Esta é uma questão bastante complexa. Temos um sistema judiciário bastante aberto a receber demandas, não só do Ministério Público, mas também de associações, da OAB, de partidos políticos e do próprio cidadão que se sente individualmente afetado. Isso é muito importante, que demandas que invocam alegações de atos ou omissões arbitrárias do poder público possam ser apreciadas pelo Judiciário. De outro lado, no sistema constitucional de separação de poderes, o Judiciário não tem competência para desenhar políticas públicas nem para tomar decisões que caracterizem atos de gestão administrativa, que ficam a cargo do Poder Executivo. O papel fundamental do Poder Judiciário consiste em controlar a constitucionalidade e a legalidade dos atos praticados por esses gestores e, nesse sentido, impedir que haja violação ao núcleo essencial dos direitos dos cidadãos. Por isso, em uma situação limite — por exemplo, em uma localidade na qual não haja mais leitos disponíveis, esteja ocorrendo aumento na quantidade de casos e de óbitos, ou seja, esteja caracterizado o colapso (efetivo ou iminente) do sistema de saúde — parece-me que a sociedade pode recorrer ao Poder Judiciário para que sejam tomadas medidas de isolamento social. Mas gostaria de esclarecer: o papel do Judiciário reside em controlar situações que claramente se afastem do dever de preservação da saúde pública, não sendo seu papel substituir o gestor nas decisões relacionadas à política de saúde e como implementá-la em situação de pandemia.

 

As ideologias políticas têm interferido nesse contexto? Exemplo: ao ampliar o rol de atividades essenciais, o presidente Jair Bolsonaro disse a apoiadores: “Já que não querem abrir, vou eu abrindo”. Esse tipo de discurso pode atrapalhar a adesão da população a medidas mais rígidas adotadas no estado? 
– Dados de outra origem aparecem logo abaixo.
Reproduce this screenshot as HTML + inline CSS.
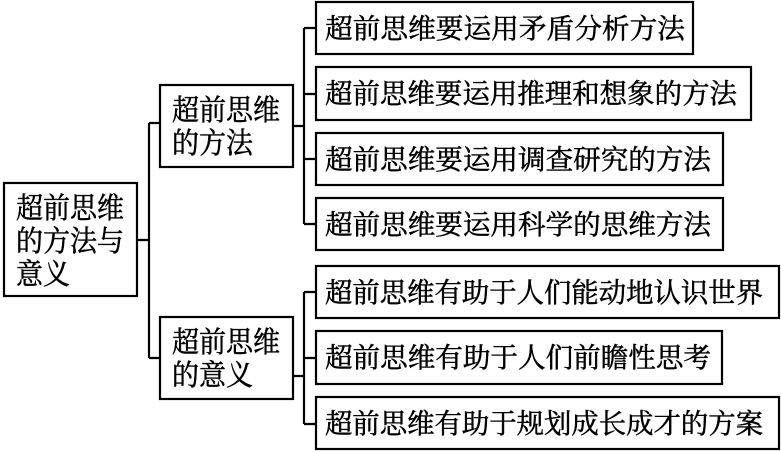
<!DOCTYPE html>
<html><head><meta charset="utf-8"><style>
html,body{margin:0;padding:0;background:#fff;}
svg{display:block}
text{font-family:"Liberation Serif","Noto Serif CJK SC","Noto Sans CJK SC",serif;font-size:27.5px;fill:#000;stroke:#000;stroke-width:0.5;}
.b{font-size:29px;}
</style></head><body>
<svg width="781" height="452" viewBox="0 0 781 452" xmlns="http://www.w3.org/2000/svg">
<g fill="none" stroke="#000" stroke-width="2.2">
<rect x="4" y="183" width="133" height="113"/>
<rect x="160" y="85" width="133" height="82"/>
<rect x="160" y="317" width="133" height="82"/>
<rect x="316" y="2" width="377" height="52"/>
<rect x="316" y="67" width="435" height="53"/>
<rect x="316" y="133" width="407" height="52"/>
<rect x="316" y="198" width="407" height="52"/>
<rect x="316" y="266" width="463" height="52"/>
<rect x="316" y="331" width="406" height="53"/>
<rect x="316" y="397" width="463" height="52"/>
<path d="M137 240H149M149 123V358M149 123H160M149 358H160"/>
<path d="M293 126H304M304 28V224M304 28H316M304 94H316M304 159H316M304 224H316"/>
<path d="M293 376H304M304 292V424M304 292H316M304 358H316M304 424H316"/>
</g>
<text class="b" x="16" y="218" textLength="108" lengthAdjust="spacingAndGlyphs">超前思维</text>
<text class="b" x="16" y="251" textLength="108" lengthAdjust="spacingAndGlyphs">的方法与</text>
<text class="b" x="16" y="284" textLength="54" lengthAdjust="spacingAndGlyphs">意义</text>
<text class="b" x="172" y="120" textLength="108" lengthAdjust="spacingAndGlyphs">超前思维</text>
<text class="b" x="172" y="153" textLength="81" lengthAdjust="spacingAndGlyphs">的方法</text>
<text class="b" x="172" y="352" textLength="108" lengthAdjust="spacingAndGlyphs">超前思维</text>
<text class="b" x="172" y="385" textLength="81" lengthAdjust="spacingAndGlyphs">的意义</text>
<text x="325" y="38" textLength="360" lengthAdjust="spacingAndGlyphs">超前思维要运用矛盾分析方法</text>
<text x="325" y="103" textLength="412" lengthAdjust="spacingAndGlyphs">超前思维要运用推理和想象的方法</text>
<text x="325" y="169" textLength="386" lengthAdjust="spacingAndGlyphs">超前思维要运用调查研究的方法</text>
<text x="325" y="234" textLength="386" lengthAdjust="spacingAndGlyphs">超前思维要运用科学的思维方法</text>
<text x="325" y="302" textLength="438" lengthAdjust="spacingAndGlyphs">超前思维有助于人们能动地认识世界</text>
<text x="325" y="367" textLength="386" lengthAdjust="spacingAndGlyphs">超前思维有助于人们前瞻性思考</text>
<text x="325" y="433" textLength="438" lengthAdjust="spacingAndGlyphs">超前思维有助于规划成长成才的方案</text>
</svg>
</body></html>
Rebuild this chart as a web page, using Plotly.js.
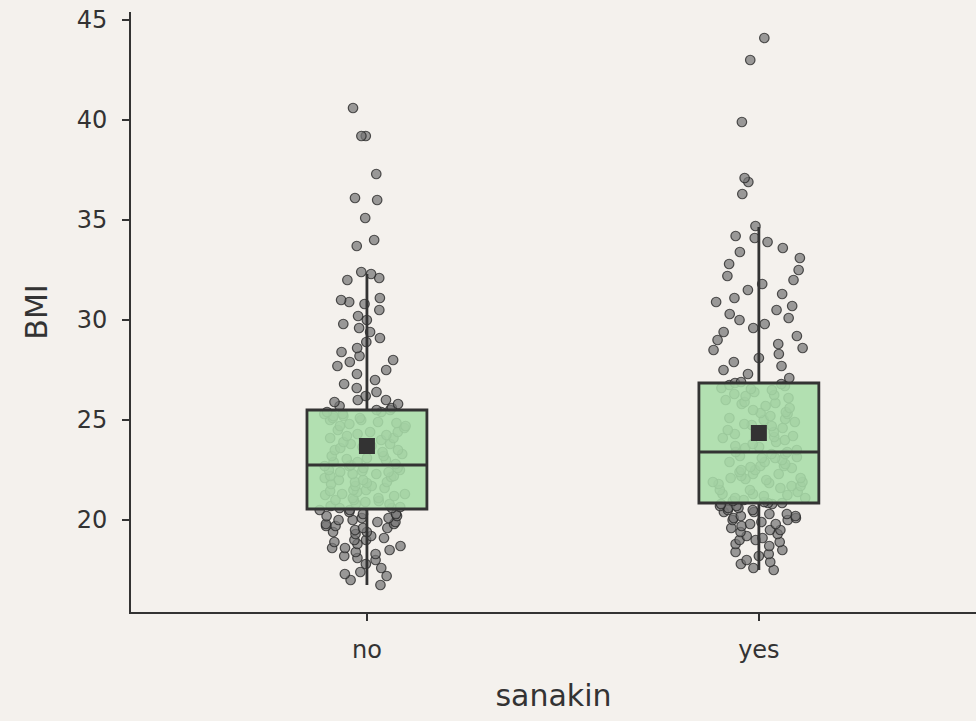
<!DOCTYPE html>
<html>
<head>
<meta charset="utf-8">
<script src="https://cdn.plot.ly/plotly-3.0.1.min.js"></script>
<style>html,body{margin:0;padding:0;background:#f4f1ed;}</style>
</head>
<body>
<div id="chart" style="width:976px;height:721px;"></div>
<script>
// Categories
const categories = ['no', 'yes'];

// Individual BMI values
const bmiNo = [
  16.75, 17.0, 17.2, 17.3, 17.4, 17.6, 17.8, 18.0, 18.1, 18.2, 18.3, 18.4, 18.5, 18.6, 18.6,
  18.7, 18.8, 18.9, 19.0, 19.0, 19.1, 19.2, 19.3, 19.4, 19.4, 19.5, 19.6, 19.6, 19.7, 19.7,
  19.8, 19.8, 19.9, 19.9, 20.0, 20.0, 20.1, 20.1, 20.2, 20.2, 20.3, 20.3, 20.4, 20.5, 20.5,
  20.6, 20.6, 20.7, 20.8, 20.8, 20.9, 21.0, 21.0, 21.1, 21.1, 21.2, 21.3, 21.3, 21.4, 21.5,
  21.5, 21.6, 21.7, 21.7, 21.8, 21.9, 21.9, 22.0, 22.0, 22.1, 22.2, 22.2, 22.3, 22.3, 22.4,
  22.4, 22.5, 22.5, 22.6, 22.6, 22.7, 22.7, 22.75, 21.25, 20.95, 21.85, 22.15, 21.45, 20.65, 22.45,
  22.8, 22.9, 22.9, 23.0, 23.1, 23.2, 23.2, 23.3, 23.4, 23.5, 23.5, 23.6, 23.7, 23.8, 23.8,
  23.9, 24.0, 24.1, 24.1, 24.2, 24.3, 24.4, 24.4, 24.5, 24.6, 24.7, 24.7, 24.8, 24.9, 25.0,
  25.0, 25.1, 25.1, 25.2, 25.2, 25.3, 25.3, 25.4, 25.4, 25.5, 25.5, 23.05, 23.65, 24.25, 24.85,
  25.6, 25.7, 25.8, 25.9, 26.0, 26.0, 26.2, 26.4, 26.6, 26.8, 27.0, 27.3, 27.5, 27.7, 27.9,
  28.0, 28.2, 28.4, 28.6, 28.9, 29.1, 29.4, 29.6, 29.8, 30.0, 30.2, 30.5, 30.8, 30.9, 31.0,
  31.1, 32.0, 32.1, 32.3, 32.4, 33.7, 34.0, 35.1, 36.0, 36.1, 37.3, 39.2, 39.2, 40.6
];
const bmiYes = [
  17.5, 17.6, 17.8, 17.9, 18.0, 18.2, 18.3, 18.4, 18.5, 18.7, 18.8, 18.9, 19.0, 19.0, 19.1,
  19.2, 19.3, 19.4, 19.5, 19.5, 19.6, 19.7, 19.8, 19.8, 19.9, 20.0, 20.0, 20.1, 20.1, 20.2,
  20.2, 20.3, 20.3, 20.4, 20.4, 20.5, 20.5, 20.6, 20.6, 20.7, 20.7, 20.8, 20.8, 20.85, 20.85,
  20.9, 21.0, 21.1, 21.1, 21.2, 21.3, 21.3, 21.4, 21.5, 21.5, 21.6, 21.7, 21.7, 21.8, 21.9,
  21.9, 22.0, 22.1, 22.1, 22.2, 22.3, 22.3, 22.4, 22.5, 22.5, 22.6, 22.7, 22.7, 22.8, 22.9,
  22.9, 23.0, 23.1, 23.1, 23.2, 23.3, 23.3, 23.4, 23.4, 21.25, 22.05, 22.65, 21.85, 23.15, 20.95,
  23.5, 23.6, 23.7, 23.8, 23.9, 24.0, 24.1, 24.2, 24.3, 24.4, 24.5, 24.6, 24.7, 24.8, 24.9,
  25.0, 25.1, 25.2, 25.3, 25.4, 25.5, 25.6, 25.7, 25.8, 25.9, 26.0, 26.1, 26.2, 26.3, 26.4,
  26.5, 26.6, 26.7, 26.8, 26.85, 23.65, 24.15, 24.75, 25.35, 25.85, 26.25, 26.55, 24.45, 25.05, 26.75,
  26.9, 27.1, 27.3, 27.5, 27.7, 27.9, 28.1, 28.3, 28.5, 28.6, 28.8, 29.0, 29.2, 29.4, 29.6,
  29.8, 30.0, 30.1, 30.3, 30.5, 30.7, 30.9, 31.1, 31.3, 31.5, 31.8, 32.0, 32.2, 32.5, 32.8,
  33.1, 33.4, 33.6, 33.9, 34.1, 34.2, 34.7, 36.3, 36.9, 37.1, 39.9, 43.0, 44.1
];

// Box statistics
const q1 = [20.55, 20.85];
const median = [22.75, 23.4];
const q3 = [25.5, 26.85];
const lowerFence = [16.75, 17.5];
const upperFence = [32.3, 34.65];
const means = [23.7, 24.35];

const yTicks = [20, 25, 30, 35, 40, 45];

const ink = '#333333';
const groups = [bmiNo, bmiYes];

// Jittered points: one trace per value band so that sparse tails keep a wide spread
const pointTraces = [];
const bandEdges = [
  [-Infinity, 0], [0, 1], [1, Infinity]
];
bandEdges.forEach(function (edge) {
  const xs = [], ys = [];
  groups.forEach(function (vals, g) {
    const cuts = [q1[g], q3[g]];
    const lo = edge[0] === -Infinity ? -Infinity : cuts[edge[0]];
    const hi = edge[1] === Infinity ? Infinity : cuts[edge[1]];
    vals.forEach(function (v) {
      if (v > lo && v <= hi) { xs.push(categories[g]); ys.push(v); }
    });
  });
  pointTraces.push({
    type: 'box',
    x: xs,
    y: ys,
    boxpoints: 'all',
    jitter: 0.8,
    pointpos: 0,
    width: 0.306,
    fillcolor: 'rgba(0,0,0,0)',
    line: {color: 'rgba(0,0,0,0)', width: 0},
    whiskerwidth: 0,
    marker: {
      color: 'rgba(118,118,118,0.72)',
      size: 9.5,
      line: {color: 'rgba(40,40,40,0.8)', width: 1.2}
    },
    hoverinfo: 'y',
    showlegend: false
  });
});

const traces = pointTraces.concat([
  {
    type: 'box',
    x: categories,
    q1: q1,
    median: median,
    q3: q3,
    lowerfence: lowerFence,
    upperfence: upperFence,
    boxpoints: false,
    width: 0.306,
    whiskerwidth: 0,
    fillcolor: 'rgba(168,221,168,0.88)',
    line: {color: ink, width: 2.8},
    showlegend: false
  },
  {
    type: 'scatter',
    mode: 'markers',
    x: categories,
    y: means,
    marker: {symbol: 'square', size: 16, color: ink},
    showlegend: false
  }
]);

const layout = {
  width: 976,
  height: 721,
  paper_bgcolor: '#f4f1ed',
  plot_bgcolor: '#f4f1ed',
  margin: {l: 131, r: 0, t: 12, b: 109},
  font: {family: 'DejaVu Sans', color: ink},
  showlegend: false,
  boxmode: 'overlay',
  xaxis: {
    type: 'category',
    range: [-0.602, 1.554],
    showline: true,
    linecolor: ink,
    linewidth: 2,
    ticks: 'outside',
    ticklen: 7,
    tickwidth: 2,
    tickcolor: ink,
    showgrid: false,
    zeroline: false,
    tickfont: {size: 24, color: ink},
    ticklabelstandoff: 8,
    title: {text: 'sanakin', font: {size: 30, color: ink}, standoff: 22}
  },
  yaxis: {
    range: [15.4, 45.4],
    tickvals: yTicks,
    showline: true,
    linecolor: ink,
    linewidth: 2,
    ticks: 'outside',
    ticklen: 7,
    tickwidth: 2,
    tickcolor: ink,
    showgrid: false,
    zeroline: false,
    tickfont: {size: 24, color: ink},
    ticklabelstandoff: 10,
    title: {text: 'BMI', font: {size: 30, color: ink}, standoff: 20}
  }
};

Plotly.newPlot('chart', traces, layout, {displayModeBar: false, staticPlot: true});
</script>
</body>
</html>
As visões antagônicas expressadas pelo presidente e pelos governadores quanto às medidas de isolamento social trazem insegurança jurídica à população, que já se encontra em situação muito adversa por ter que lidar tanto com as incertezas decorrentes do novo coronavírus quanto com a realidade econômica, em um país que tem enorme contingente de microempreendedores e trabalhadores informais. Essa contradição no trato do tema pelos governantes polariza discursos e gera fundadas dúvidas na população sobre qual é a conduta correta a seguir. Exemplificando, no município do Rio de Janeiro existem, no momento, alguns bairros nos quais foram adotadas medidas bastante restritivas, como proibição de andar em calçadões e praças, e de entrada e saída de veículos particulares que não sejam de moradores — o que está sendo chamado de lockdown. Uma barbearia situada neste bairro deve ou não funcionar? O decreto presidencial permite, desde que seguindo as orientações do Ministério da Saúde, mas o decreto municipal veda. O decreto presidencial confunde até mesmo no uso das palavras. 

 

Como equilibrar a questão de autonomia entre entes federativos e uma resposta unificada entre eles? Está faltando isso? Como fortalecer essa integração sem ferir autonomia?

A ideia de resposta unificada não é de “respostas idênticas”, mas, sim, de respostas coordenadas e que não sejam conflitantes. Para isso, é preciso que a União Federal se mantenha dentro da sua competência de expedir apenas comandos gerais em matéria de defesa da saúde, preservando a autonomia dos estados na gestão do tema em seus territórios. Dessa forma, estados e municípios poderão tomar medidas diferentes na extensão e nos limites de suas necessidades, considerando as realidades igualmente distintas do avanço da pandemia e dos sistemas de saúde em cada um, sem que isso seja entendido pela sociedade como decisões contraditórias. E, sobretudo, existe integração sem ferir autonomia quando os dados científicos dão a tônica da conduta. A autonomia dos entes federativos sairá fortalecida se as leis estaduais e municipais, assim como os atos de governadores e prefeitos, estiverem embasadas em dados da área da saúde e em evidências científicas. O direito administrativo exige que todo gestor motive a sua decisão, e a lei estabelece que motivar significa explicitar os fatos e os fundamentos jurídicos, bem como mostrar que guardam coerência entre si e com a decisão adotada.